A lot of the world we inhabit today—from clock faces, to the way we write, to which side of the road we drive on, to the shape of our keyboards—is pretty much a matter of geography, demography, and perspective. And the solutions we live with are not always the most convenient and sensible.

1. Short answer: The planets formed out of a cloud of dust and gas that started to spin in a particular direction—counterclockwise, when viewed from “above,” or from the Sun’s “north pole”—as it collapsed. But that gas cloud was already moving in another particular direction—clockwise, when viewed from “above” or “north” of the galactic plane. The opposite motions are more or less separate, arbitrary, and related to your point of view.

2. Codices (plural of codex) were handwritten single pages that were grouped together and bound between two wooden boards, as opposed to the rolled scrolls used in earlier times.

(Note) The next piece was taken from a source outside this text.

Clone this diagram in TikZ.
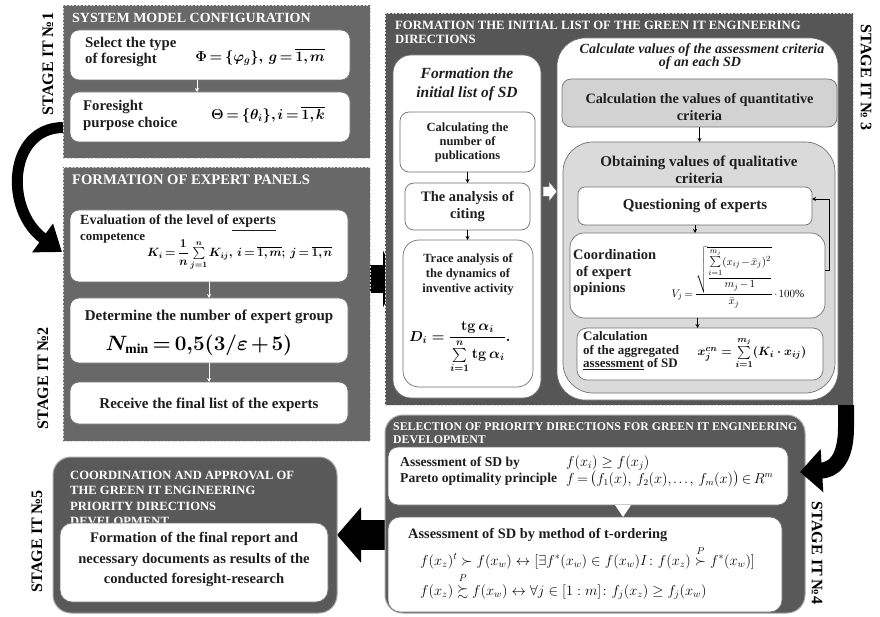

3. Printing was presumably invented by the Chinese about four hundred years earlier, where the entire page was carved from a single block of wood. Of course, this was just an advanced form of the rolling seals and stamps that had been in use for thousands of years. Carving a single page made sense when individual Chinese ideograms numbered about 50,000—too many to sort and select as single pieces of type. However, by the Song Dynasty the Chinese printers were doing just that. Gutenberg, with only twenty-six characters to choose from, plus capitals and punctuation marks, had an easier time with movable type.

Note: This weekend marks the third anniversary of my wife Irene’s death. I still want to remember her in life.